One of the few fast-casuals to find a niche and hold on tight has been Burgreens, a vegetarian restaurant that recently expanded into a Jakarta chain. Burgreens makes health food in a city with few competing veggie alternatives. It also helps that they make vegetarian food that actually tastes good. Glenn Munthe, the co-owner, told me that cultivating a scene was key to riding out the boom-and-bust cycle of Jakarta's food trends.

"If you look toward the health food scene, it's completely made up of a small, tight-knit community," Glenn said. "Customers who come for the first time become recurring customers, then they become smart customers who invite their friends and educate them on the product."

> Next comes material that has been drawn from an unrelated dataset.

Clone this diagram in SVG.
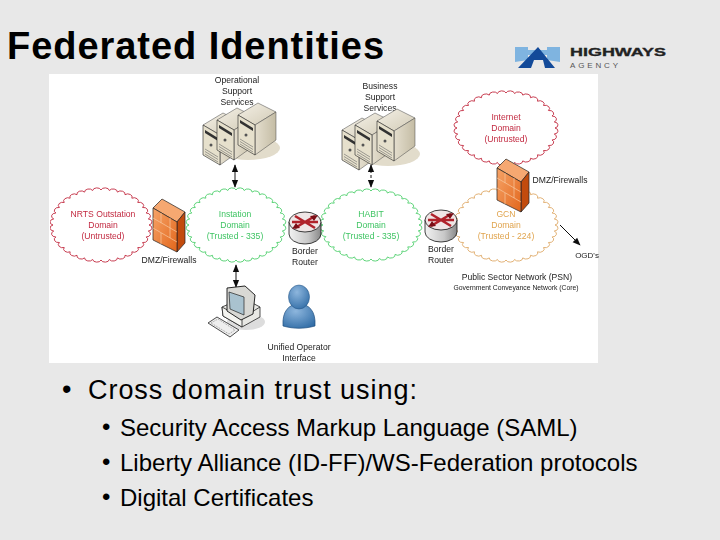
<svg xmlns="http://www.w3.org/2000/svg" width="720" height="540" viewBox="0 0 720 540">
<style>
text{font-family:"Liberation Sans",Arial,sans-serif}
.l{font-size:8.6px;fill:#222;text-anchor:middle}
.r{font-size:8.6px;fill:#c22a40;text-anchor:middle}
.g{font-size:8.6px;fill:#3fc463;text-anchor:middle}
.o{font-size:8.6px;fill:#e0a44e;text-anchor:middle}
.c{fill:none;stroke-width:.9;vector-effect:non-scaling-stroke}
.b1{font-size:27px;letter-spacing:.95px;fill:#000}
.b2{font-size:24px;fill:#000}
.con{stroke:#111;stroke-width:1;fill:none;marker-end:url(#ah)}
</style>
<defs>
<marker id="ah" viewBox="0 0 10 10" refX="9" refY="5" markerWidth="8" markerHeight="8" orient="auto-start-reverse"><path d="M0 1L10 5L0 9Z" fill="#111"/></marker>
<linearGradient id="sf" x1="0" y1="0" x2="1" y2="0"><stop offset="0" stop-color="#e4dece"/><stop offset="1" stop-color="#c4bca4"/></linearGradient>
<linearGradient id="sr" x1="0" y1="0" x2="1" y2="1"><stop offset="0" stop-color="#f4f0e6"/><stop offset="1" stop-color="#d2cbb6"/></linearGradient>
<linearGradient id="ff" x1="0" y1="0" x2="1" y2="1"><stop offset="0" stop-color="#f6a468"/><stop offset="1" stop-color="#e2661c"/></linearGradient>
<linearGradient id="rt" x1="0" y1="0" x2="1" y2="0"><stop offset="0" stop-color="#f2f2f2"/><stop offset=".6" stop-color="#c8c8c8"/><stop offset="1" stop-color="#888"/></linearGradient>
<radialGradient id="pb" cx=".4" cy=".3" r=".8"><stop offset="0" stop-color="#8db6dd"/><stop offset="1" stop-color="#2f6ba5"/></radialGradient>
<filter id="soft" x="0" y="0" width="1" height="1"><feGaussianBlur stdDeviation="0.4"/></filter>
<path id="cloud" class="c" d="M100 0A9 9 0 0 1 98.500 17.400A9 9 0 0 1 94 34.200A9 9 0 0 1 86.600 50A9 9 0 0 1 76.600 64.300A9 9 0 0 1 64.300 76.600A9 9 0 0 1 50 86.600A9 9 0 0 1 34.200 94A9 9 0 0 1 17.400 98.500A9 9 0 0 1 0 100A9 9 0 0 1 -17.400 98.500A9 9 0 0 1 -34.200 94A9 9 0 0 1 -50 86.600A9 9 0 0 1 -64.300 76.600A9 9 0 0 1 -76.600 64.300A9 9 0 0 1 -86.600 50A9 9 0 0 1 -94 34.200A9 9 0 0 1 -98.500 17.400A9 9 0 0 1 -100 0A9 9 0 0 1 -98.500 -17.400A9 9 0 0 1 -94 -34.200A9 9 0 0 1 -86.600 -50A9 9 0 0 1 -76.600 -64.300A9 9 0 0 1 -64.300 -76.600A9 9 0 0 1 -50 -86.600A9 9 0 0 1 -34.200 -94A9 9 0 0 1 -17.400 -98.500A9 9 0 0 1 0 -100A9 9 0 0 1 17.400 -98.500A9 9 0 0 1 34.200 -94A9 9 0 0 1 50 -86.600A9 9 0 0 1 64.300 -76.600A9 9 0 0 1 76.600 -64.300A9 9 0 0 1 86.600 -50A9 9 0 0 1 94 -34.200A9 9 0 0 1 98.500 -17.400A9 9 0 0 1 100 0Z"/>
<g id="server">
<path d="M0 12L17 22L38 9L20 0Z" fill="url(#sr)" stroke="#444" stroke-width=".5"/>
<path d="M17 22L38 9L38 37L17 52Z" fill="url(#sf)" stroke="#444" stroke-width=".5"/>
<path d="M0 12L17 22L17 52L0 42Z" fill="#e6e0cc" stroke="#222" stroke-width=".6"/>
<path d="M2 17L15 25L15 28L2 20Z" fill="#333"/>
<circle cx="8" cy="32" r="1.500" fill="#555"/>
<path d="M2 36L15 44M2 38.500L15 46.500M2 41L15 49" stroke="#666" stroke-width=".6"/>
</g>
<g id="firewall">
<path d="M153 208L162 199L185 212L177 222Z" fill="#f6a871" stroke="#222" stroke-width=".7"/>
<path d="M177 222L185 212L185 243L177 252Z" fill="#c24c10" stroke="#222" stroke-width=".7"/>
<path d="M153 208L177 222L177 252L153 240Z" fill="url(#ff)" stroke="#222" stroke-width=".7"/>
<path d="M153 218L177 232M153 228L177 242M161 213L161 223M170 218L170 228M161 233L161 244M170 228L170 238" stroke="#f8c9a0" stroke-width=".7" fill="none"/>
</g>
<g id="router">
<path d="M-16 -10V2A16 10 0 0 0 16 2V-10Z" fill="url(#rt)" stroke="#111" stroke-width=".8"/>
<ellipse cx="0" cy="-10" rx="16" ry="10" fill="#efe6e6" stroke="#111" stroke-width=".8"/>
<path d="M-10 -16L10 -4M-10 -4L10 -16M-13 -10H13" stroke="#b0202a" stroke-width="2.600"/>
<path d="M-13 -3L-5 -4L-9 -9ZM13 -17L5 -16L9 -11Z" fill="#7a1018"/>
</g>
</defs>
<rect width="720" height="540" fill="#e8e8e8"/>
<text x="7" y="59" font-size="38" font-weight="700" letter-spacing=".95" fill="#000" id="title">Federated Identities</text>
<g id="logo">
<path d="M515 47H528V50H547V47H560V62L547 60V55H528V60L515 62Z" fill="#7fb4e0"/>
<path d="M518 68L538 47L555 68H545L543 60H534L531 68Z" fill="#134a99"/>
<text x="570" y="56" font-size="11" font-weight="700" textLength="96" lengthAdjust="spacingAndGlyphs" stroke="#222" stroke-width=".3" fill="#222">HIGHWAYS</text>
<text x="570" y="68" font-size="8" textLength="48" fill="#555">AGENCY</text>
</g>
<rect x="49" y="74" width="549" height="289" fill="#fff"/>
<g filter="url(#soft)">
<g id="connectors">
<path class="con" d="M235 165V187" marker-start="url(#ah)"/>
<path class="con" d="M371 165V187" marker-start="url(#ah)" stroke-dasharray="3 2"/>
<path class="con" d="M236 265V287" marker-start="url(#ah)"/>
<path class="con" d="M560 225L580 245"/>
</g>
<g id="clouds">
<use href="#cloud" stroke="#c22a40" transform="translate(101 225) scale(.48 .35)"/>
<use href="#cloud" stroke="#4ecf6c" transform="translate(236 225) scale(.47 .35)"/>
<use href="#cloud" stroke="#4ecf6c" transform="translate(371 225) scale(.48 .34)"/>
<use href="#cloud" stroke="#dfa968" transform="translate(506 225) scale(.49 .35)"/>
<use href="#cloud" stroke="#c22a40" transform="translate(506 128) scale(.49 .35)"/>
</g>
<g id="n-ops">
<ellipse cx="248" cy="148" rx="32" ry="12" fill="#e2dccb"/>
<use href="#server" transform="translate(203 113)"/>
<use href="#server" transform="translate(217 108)"/>
<use href="#server" transform="translate(238 103)"/>
<text class="l" x="237" y="83">Operational</text><text class="l" x="237" y="94">Support</text><text class="l" x="237" y="105">Services</text>
</g>
<g id="n-biz">
<text class="l" x="380" y="89">Business</text><text class="l" x="380" y="100">Support</text><text class="l" x="380" y="111">Services</text>
<ellipse cx="388" cy="154" rx="32" ry="12" fill="#e2dccb"/>
<use href="#server" transform="translate(342 118)"/>
<use href="#server" transform="translate(355 113)"/>
<use href="#server" transform="translate(377 109)"/>
</g>
<g id="n-nrts">
<text class="r" x="103" y="217">NRTS Outstation</text><text class="r" x="103" y="228">Domain</text><text class="r" x="103" y="239">(Untrusted)</text>
</g>
<g id="n-fw1">
<use href="#firewall"/>
<text class="l" x="169" y="263">DMZ/Firewalls</text>
</g>
<g id="n-inst">
<text class="g" x="235" y="217">Instation</text><text class="g" x="235" y="228">Domain</text><text class="g" x="235" y="239">(Trusted - 335)</text>
</g>
<g id="n-r1">
<use href="#router" transform="translate(305 232)"/>
<text class="l" x="305" y="254">Border</text><text class="l" x="305" y="265">Router</text>
</g>
<g id="n-habit">
<text class="g" x="371" y="217">HABIT</text><text class="g" x="371" y="228">Domain</text><text class="g" x="371" y="239">(Trusted - 335)</text>
</g>
<g id="n-r2">
<use href="#router" transform="translate(441 230)"/>
<text class="l" x="441" y="252">Border</text><text class="l" x="441" y="263">Router</text>
</g>
<g id="n-gcn">
<text class="o" x="506" y="217">GCN</text><text class="o" x="506" y="228">Domain</text><text class="o" x="506" y="239">(Trusted - 224)</text>
</g>
<g id="n-inet">
<text class="r" x="506" y="120">Internet</text><text class="r" x="506" y="131">Domain</text><text class="r" x="506" y="142">(Untrusted)</text>
</g>
<g id="n-fw2">
<use href="#firewall" transform="translate(344 -40)"/>
<text class="l" x="560" y="183">DMZ/Firewalls</text>
</g>
<g id="n-ogd"><text class="l" x="587" y="258" style="font-size:8px">OGD's</text></g>
<g id="n-psn">
<text class="l" x="517" y="280">Public Sector Network (PSN)</text>
<text class="l" x="516" y="290" style="font-size:6.800px">Government Conveyance Network (Core)</text>
</g>
<g id="n-pc">
<ellipse cx="246" cy="322" rx="19" ry="8" fill="#ddd"/>
<path d="M222 307L243 298L260 307V317L242 327L223 316Z" fill="#e8e8e4" stroke="#222" stroke-width=".8"/>
<path d="M222 307L242 318V327L223 316ZM242 318L260 307" fill="#f4f4f0" stroke="#222" stroke-width=".8"/>
<path d="M227 288L245 286L255 295L253 314L241 320L227 311Z" fill="#d8d8d4" stroke="#111" stroke-width=".9"/>
<path d="M229 292L244 297L244 315L230 309Z" fill="#a9c2cf" stroke="#222" stroke-width=".7"/>
<path d="M208 323L217 317L239 330L230 337Z" fill="#eee" stroke="#222" stroke-width=".8"/>
<path d="M211 323L218 319L235 330L229 334Z" fill="none" stroke="#888" stroke-width=".8" stroke-dasharray="1 1"/>
</g>
<g id="n-user">
<path d="M283 326C282 311 289 304 299 304C309 304 316 311 315 326C304 329 294 329 283 326Z" fill="url(#pb)" stroke="#1f4f80" stroke-width=".7"/>
<ellipse cx="299" cy="297" rx="10.500" ry="12" fill="url(#pb)" stroke="#1f4f80" stroke-width=".5"/>
<text class="l" x="299" y="350">Unified Operator</text><text class="l" x="299" y="361">Interface</text>
</g>
</g>
<g id="bullets">
<text class="b1" x="62" y="398" style="letter-spacing:0">•</text>
<text class="b1" x="88" y="399">Cross domain trust using:</text>
<text class="b2" x="102" y="435">•</text><text class="b2" x="120" y="436">Security Access Markup Language (SAML)</text>
<text class="b2" x="102" y="470">•</text><text class="b2" x="120" y="471">Liberty Alliance (ID-FF)/WS-Federation protocols</text>
<text class="b2" x="102" y="505">•</text><text class="b2" x="120" y="506">Digital Certificates</text>
</g>
</svg>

Burgreens' success doesn't set the standard. But I'm also not saying that less successful fast-casuals aren't without their pluses too. The style of eatery has forced local diners to value experience and presentation over mere taste, a change that made everyone, from the smallest Instagram bakery to the chillest chain, to up their game.

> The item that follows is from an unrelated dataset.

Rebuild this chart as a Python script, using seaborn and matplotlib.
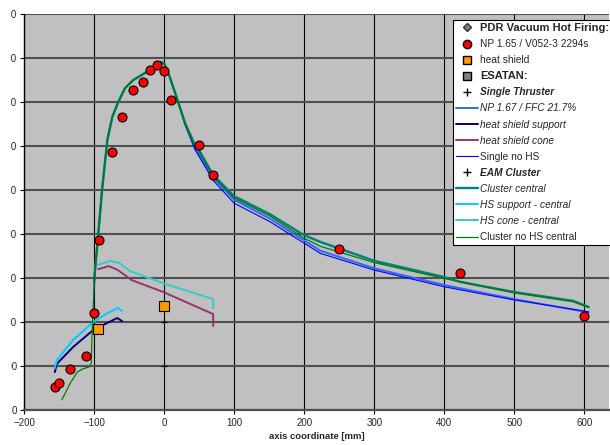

"Because fast casuals provide the simplest of foods most people with an awareness of the culinary arts don't look for something filling, they eat in search of an experience," said Jessica Lin, of Jakarta's St. Ali.

And in a part of the world where a rising class of middle-income diners are just starting to search out new and popular dishes, more traditional chefs could learn a thing or two from fast-casuals' affordable approach to dining.

"We as chefs just need to stand on what we think is right, or even go make these kinds of 'fast-casuals' but do it better," Vito said.